_Prompt_.
Your job is to return the lines between the line holding "Rebuild this chart" and the line holding "16.0, 14.8, 14.0];", inclusive, exactly and with no pictures.

_Exercise material_.

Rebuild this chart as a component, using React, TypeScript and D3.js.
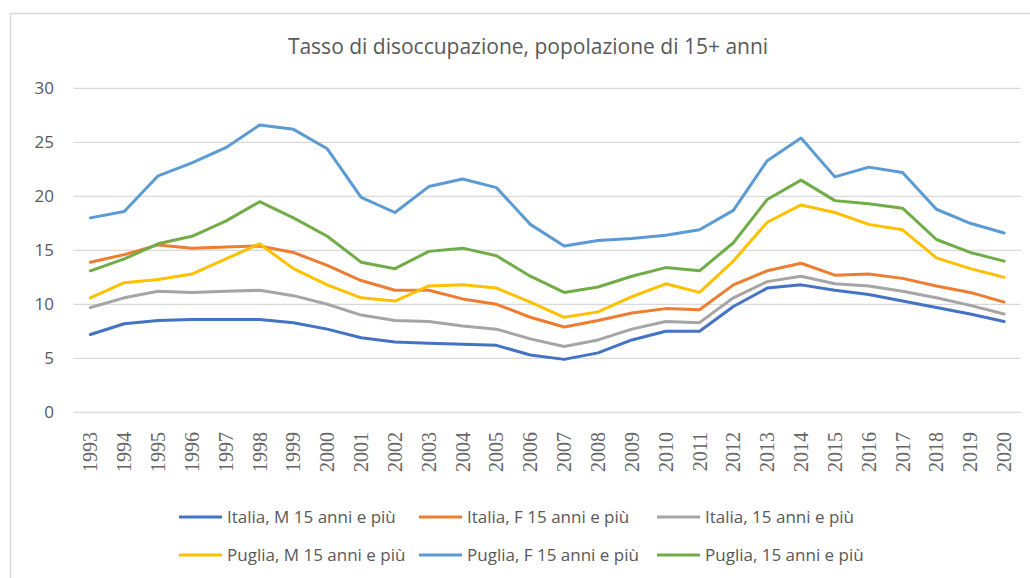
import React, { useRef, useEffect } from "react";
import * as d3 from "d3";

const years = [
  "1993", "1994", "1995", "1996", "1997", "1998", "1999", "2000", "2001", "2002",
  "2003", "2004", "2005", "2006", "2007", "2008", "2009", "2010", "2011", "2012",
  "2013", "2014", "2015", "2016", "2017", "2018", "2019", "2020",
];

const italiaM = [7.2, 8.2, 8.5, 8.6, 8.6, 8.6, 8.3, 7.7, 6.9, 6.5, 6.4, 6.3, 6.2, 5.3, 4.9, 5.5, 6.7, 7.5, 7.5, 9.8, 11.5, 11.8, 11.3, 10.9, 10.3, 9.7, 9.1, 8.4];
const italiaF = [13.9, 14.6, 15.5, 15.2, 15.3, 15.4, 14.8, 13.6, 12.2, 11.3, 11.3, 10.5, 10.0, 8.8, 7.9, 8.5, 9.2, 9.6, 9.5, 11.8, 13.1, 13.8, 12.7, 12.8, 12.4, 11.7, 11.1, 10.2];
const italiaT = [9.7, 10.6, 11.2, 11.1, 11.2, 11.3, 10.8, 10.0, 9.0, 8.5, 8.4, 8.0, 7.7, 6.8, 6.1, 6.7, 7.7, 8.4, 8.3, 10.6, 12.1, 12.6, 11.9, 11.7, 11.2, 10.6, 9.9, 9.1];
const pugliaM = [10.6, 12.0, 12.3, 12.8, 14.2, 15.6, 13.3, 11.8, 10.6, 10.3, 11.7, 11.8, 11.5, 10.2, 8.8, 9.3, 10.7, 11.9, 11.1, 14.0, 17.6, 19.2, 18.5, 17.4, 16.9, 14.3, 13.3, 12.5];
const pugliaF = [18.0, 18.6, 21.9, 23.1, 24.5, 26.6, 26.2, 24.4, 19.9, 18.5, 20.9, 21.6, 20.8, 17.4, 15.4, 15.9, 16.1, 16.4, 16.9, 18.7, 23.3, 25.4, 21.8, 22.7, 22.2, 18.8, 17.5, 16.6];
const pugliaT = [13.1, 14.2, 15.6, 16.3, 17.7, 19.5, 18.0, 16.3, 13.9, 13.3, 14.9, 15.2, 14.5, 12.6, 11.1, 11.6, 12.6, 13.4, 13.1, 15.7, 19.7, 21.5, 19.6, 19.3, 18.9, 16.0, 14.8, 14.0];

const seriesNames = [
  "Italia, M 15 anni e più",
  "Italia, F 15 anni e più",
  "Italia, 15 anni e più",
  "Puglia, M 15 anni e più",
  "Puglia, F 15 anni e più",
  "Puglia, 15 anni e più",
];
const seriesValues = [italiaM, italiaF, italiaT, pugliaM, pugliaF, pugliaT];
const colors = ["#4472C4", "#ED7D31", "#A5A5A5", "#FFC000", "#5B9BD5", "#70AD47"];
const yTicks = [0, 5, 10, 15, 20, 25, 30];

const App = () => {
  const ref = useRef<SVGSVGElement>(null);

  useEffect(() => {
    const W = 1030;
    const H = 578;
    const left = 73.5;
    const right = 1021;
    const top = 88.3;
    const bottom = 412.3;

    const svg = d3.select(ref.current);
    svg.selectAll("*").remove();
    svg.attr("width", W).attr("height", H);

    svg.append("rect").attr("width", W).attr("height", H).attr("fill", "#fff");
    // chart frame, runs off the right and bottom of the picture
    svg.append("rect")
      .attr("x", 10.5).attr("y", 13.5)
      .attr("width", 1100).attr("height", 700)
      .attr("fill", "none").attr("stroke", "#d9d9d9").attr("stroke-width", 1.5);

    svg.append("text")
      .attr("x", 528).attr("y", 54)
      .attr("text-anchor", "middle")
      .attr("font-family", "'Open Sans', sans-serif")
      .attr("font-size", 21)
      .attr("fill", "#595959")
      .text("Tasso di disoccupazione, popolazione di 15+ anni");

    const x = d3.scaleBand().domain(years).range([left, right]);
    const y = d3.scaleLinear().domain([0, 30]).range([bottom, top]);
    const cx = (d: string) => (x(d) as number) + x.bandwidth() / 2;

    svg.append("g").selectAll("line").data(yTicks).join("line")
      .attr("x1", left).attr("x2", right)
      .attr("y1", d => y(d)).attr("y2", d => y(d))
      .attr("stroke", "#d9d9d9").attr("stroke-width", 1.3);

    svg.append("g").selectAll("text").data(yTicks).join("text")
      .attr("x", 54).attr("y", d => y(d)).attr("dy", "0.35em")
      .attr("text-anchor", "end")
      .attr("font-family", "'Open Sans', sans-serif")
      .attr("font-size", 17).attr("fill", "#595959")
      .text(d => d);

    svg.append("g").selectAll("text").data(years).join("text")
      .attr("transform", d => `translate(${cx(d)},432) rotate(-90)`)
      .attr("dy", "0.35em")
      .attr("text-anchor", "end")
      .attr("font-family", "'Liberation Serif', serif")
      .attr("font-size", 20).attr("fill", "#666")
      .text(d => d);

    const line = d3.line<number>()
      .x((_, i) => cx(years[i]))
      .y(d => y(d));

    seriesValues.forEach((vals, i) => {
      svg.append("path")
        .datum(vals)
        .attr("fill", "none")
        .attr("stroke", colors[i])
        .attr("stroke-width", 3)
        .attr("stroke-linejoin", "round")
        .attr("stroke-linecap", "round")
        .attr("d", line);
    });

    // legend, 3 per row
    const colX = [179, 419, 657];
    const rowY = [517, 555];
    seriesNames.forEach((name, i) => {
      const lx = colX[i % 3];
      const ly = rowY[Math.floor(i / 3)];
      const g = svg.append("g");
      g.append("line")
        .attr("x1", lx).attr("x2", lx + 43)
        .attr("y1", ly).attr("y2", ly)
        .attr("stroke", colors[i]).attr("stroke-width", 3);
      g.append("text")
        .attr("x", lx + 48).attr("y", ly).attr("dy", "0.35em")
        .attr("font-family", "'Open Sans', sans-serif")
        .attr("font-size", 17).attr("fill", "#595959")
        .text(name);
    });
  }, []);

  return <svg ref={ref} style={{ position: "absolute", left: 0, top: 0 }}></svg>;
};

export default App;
* * *
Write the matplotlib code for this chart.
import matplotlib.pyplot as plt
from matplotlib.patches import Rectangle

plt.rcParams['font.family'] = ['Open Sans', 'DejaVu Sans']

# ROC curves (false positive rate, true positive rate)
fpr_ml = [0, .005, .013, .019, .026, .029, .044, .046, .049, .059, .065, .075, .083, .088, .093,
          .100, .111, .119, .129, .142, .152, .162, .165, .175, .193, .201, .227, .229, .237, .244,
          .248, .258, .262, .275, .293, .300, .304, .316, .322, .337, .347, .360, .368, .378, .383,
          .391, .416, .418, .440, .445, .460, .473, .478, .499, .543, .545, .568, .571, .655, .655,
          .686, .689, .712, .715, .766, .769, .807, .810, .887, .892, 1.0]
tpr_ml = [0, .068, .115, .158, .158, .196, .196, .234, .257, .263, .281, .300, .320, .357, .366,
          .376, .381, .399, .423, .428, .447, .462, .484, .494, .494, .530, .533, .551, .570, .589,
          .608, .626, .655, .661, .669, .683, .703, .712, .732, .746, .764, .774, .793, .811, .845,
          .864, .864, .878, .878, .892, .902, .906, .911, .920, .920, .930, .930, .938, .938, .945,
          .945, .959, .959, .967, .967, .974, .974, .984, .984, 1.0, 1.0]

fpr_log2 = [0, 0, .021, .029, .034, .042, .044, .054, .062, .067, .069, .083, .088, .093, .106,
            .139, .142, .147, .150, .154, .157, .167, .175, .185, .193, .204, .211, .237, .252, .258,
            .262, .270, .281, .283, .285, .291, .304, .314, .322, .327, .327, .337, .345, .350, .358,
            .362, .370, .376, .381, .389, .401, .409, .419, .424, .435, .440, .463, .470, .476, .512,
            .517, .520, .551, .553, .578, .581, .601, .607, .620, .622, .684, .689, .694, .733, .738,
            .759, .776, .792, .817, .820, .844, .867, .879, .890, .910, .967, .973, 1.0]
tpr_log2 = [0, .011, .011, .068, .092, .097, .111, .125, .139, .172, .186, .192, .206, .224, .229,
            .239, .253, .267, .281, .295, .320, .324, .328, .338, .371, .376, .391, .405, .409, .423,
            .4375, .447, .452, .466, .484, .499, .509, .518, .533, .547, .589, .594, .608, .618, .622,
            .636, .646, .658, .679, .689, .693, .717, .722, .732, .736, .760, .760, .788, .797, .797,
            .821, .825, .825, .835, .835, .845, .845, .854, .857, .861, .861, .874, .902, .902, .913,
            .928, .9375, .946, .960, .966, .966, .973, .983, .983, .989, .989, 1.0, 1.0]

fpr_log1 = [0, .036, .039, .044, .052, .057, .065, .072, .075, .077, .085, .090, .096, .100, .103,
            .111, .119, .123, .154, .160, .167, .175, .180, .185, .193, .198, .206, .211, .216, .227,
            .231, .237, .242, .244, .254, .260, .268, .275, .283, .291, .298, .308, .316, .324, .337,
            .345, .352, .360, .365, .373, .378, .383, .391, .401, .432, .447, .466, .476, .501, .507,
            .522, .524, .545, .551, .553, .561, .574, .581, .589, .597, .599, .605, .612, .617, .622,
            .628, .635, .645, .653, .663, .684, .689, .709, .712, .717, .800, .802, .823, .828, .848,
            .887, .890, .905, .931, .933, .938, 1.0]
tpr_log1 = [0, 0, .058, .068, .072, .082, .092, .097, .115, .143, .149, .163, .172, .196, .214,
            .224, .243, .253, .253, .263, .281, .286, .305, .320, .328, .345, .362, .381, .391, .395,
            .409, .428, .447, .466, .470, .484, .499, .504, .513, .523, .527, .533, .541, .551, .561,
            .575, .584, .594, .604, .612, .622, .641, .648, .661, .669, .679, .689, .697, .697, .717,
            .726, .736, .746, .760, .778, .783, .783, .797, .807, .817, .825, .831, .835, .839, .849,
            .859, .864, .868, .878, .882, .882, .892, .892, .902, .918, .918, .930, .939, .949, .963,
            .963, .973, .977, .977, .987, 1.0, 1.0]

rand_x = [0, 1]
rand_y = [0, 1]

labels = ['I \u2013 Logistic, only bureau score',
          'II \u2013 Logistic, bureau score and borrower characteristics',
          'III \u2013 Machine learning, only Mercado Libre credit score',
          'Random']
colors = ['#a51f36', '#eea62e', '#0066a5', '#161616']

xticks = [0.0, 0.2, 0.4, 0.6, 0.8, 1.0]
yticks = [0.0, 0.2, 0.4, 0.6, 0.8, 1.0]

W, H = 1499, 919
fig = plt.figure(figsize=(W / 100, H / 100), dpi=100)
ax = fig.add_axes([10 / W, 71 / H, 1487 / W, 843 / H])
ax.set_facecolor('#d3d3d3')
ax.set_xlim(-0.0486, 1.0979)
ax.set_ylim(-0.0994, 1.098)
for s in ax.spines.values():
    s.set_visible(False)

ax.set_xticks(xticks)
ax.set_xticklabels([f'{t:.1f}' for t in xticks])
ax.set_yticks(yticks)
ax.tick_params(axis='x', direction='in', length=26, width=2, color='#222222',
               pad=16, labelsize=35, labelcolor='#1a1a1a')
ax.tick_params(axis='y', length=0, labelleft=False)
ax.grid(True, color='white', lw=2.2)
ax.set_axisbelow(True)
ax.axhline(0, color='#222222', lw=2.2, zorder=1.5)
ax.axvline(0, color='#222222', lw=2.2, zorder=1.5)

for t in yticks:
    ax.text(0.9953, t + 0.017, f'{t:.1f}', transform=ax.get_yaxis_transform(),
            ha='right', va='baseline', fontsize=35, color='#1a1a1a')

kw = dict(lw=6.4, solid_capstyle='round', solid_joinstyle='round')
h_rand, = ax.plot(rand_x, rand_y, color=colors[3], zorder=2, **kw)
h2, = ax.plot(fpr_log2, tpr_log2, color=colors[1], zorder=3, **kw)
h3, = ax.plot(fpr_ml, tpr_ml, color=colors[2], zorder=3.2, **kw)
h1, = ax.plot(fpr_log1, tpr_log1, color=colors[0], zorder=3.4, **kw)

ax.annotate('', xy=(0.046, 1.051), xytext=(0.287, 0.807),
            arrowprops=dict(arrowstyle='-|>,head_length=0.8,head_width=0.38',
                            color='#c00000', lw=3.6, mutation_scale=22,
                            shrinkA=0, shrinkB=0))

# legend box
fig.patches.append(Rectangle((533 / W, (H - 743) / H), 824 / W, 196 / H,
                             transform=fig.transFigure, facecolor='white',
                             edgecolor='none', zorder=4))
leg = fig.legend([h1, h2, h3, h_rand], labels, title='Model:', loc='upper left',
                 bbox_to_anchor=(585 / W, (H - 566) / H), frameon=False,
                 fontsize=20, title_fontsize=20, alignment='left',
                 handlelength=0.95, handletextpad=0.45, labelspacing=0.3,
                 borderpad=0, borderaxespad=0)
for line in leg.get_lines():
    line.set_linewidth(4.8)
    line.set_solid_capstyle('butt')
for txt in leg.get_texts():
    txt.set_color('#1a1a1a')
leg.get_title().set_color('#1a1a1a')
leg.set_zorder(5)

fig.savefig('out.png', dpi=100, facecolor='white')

_Solved problem_.
Rebuild this chart as a component, using React, TypeScript and D3.js.
import React, { useRef, useEffect } from "react";
import * as d3 from "d3";

const years = [
  "1993", "1994", "1995", "1996", "1997", "1998", "1999", "2000", "2001", "2002",
  "2003", "2004", "2005", "2006", "2007", "2008", "2009", "2010", "2011", "2012",
  "2013", "2014", "2015", "2016", "2017", "2018", "2019", "2020",
];

const italiaM = [7.2, 8.2, 8.5, 8.6, 8.6, 8.6, 8.3, 7.7, 6.9, 6.5, 6.4, 6.3, 6.2, 5.3, 4.9, 5.5, 6.7, 7.5, 7.5, 9.8, 11.5, 11.8, 11.3, 10.9, 10.3, 9.7, 9.1, 8.4];
const italiaF = [13.9, 14.6, 15.5, 15.2, 15.3, 15.4, 14.8, 13.6, 12.2, 11.3, 11.3, 10.5, 10.0, 8.8, 7.9, 8.5, 9.2, 9.6, 9.5, 11.8, 13.1, 13.8, 12.7, 12.8, 12.4, 11.7, 11.1, 10.2];
const italiaT = [9.7, 10.6, 11.2, 11.1, 11.2, 11.3, 10.8, 10.0, 9.0, 8.5, 8.4, 8.0, 7.7, 6.8, 6.1, 6.7, 7.7, 8.4, 8.3, 10.6, 12.1, 12.6, 11.9, 11.7, 11.2, 10.6, 9.9, 9.1];
const pugliaM = [10.6, 12.0, 12.3, 12.8, 14.2, 15.6, 13.3, 11.8, 10.6, 10.3, 11.7, 11.8, 11.5, 10.2, 8.8, 9.3, 10.7, 11.9, 11.1, 14.0, 17.6, 19.2, 18.5, 17.4, 16.9, 14.3, 13.3, 12.5];
const pugliaF = [18.0, 18.6, 21.9, 23.1, 24.5, 26.6, 26.2, 24.4, 19.9, 18.5, 20.9, 21.6, 20.8, 17.4, 15.4, 15.9, 16.1, 16.4, 16.9, 18.7, 23.3, 25.4, 21.8, 22.7, 22.2, 18.8, 17.5, 16.6];
const pugliaT = [13.1, 14.2, 15.6, 16.3, 17.7, 19.5, 18.0, 16.3, 13.9, 13.3, 14.9, 15.2, 14.5, 12.6, 11.1, 11.6, 12.6, 13.4, 13.1, 15.7, 19.7, 21.5, 19.6, 19.3, 18.9, 16.0, 14.8, 14.0];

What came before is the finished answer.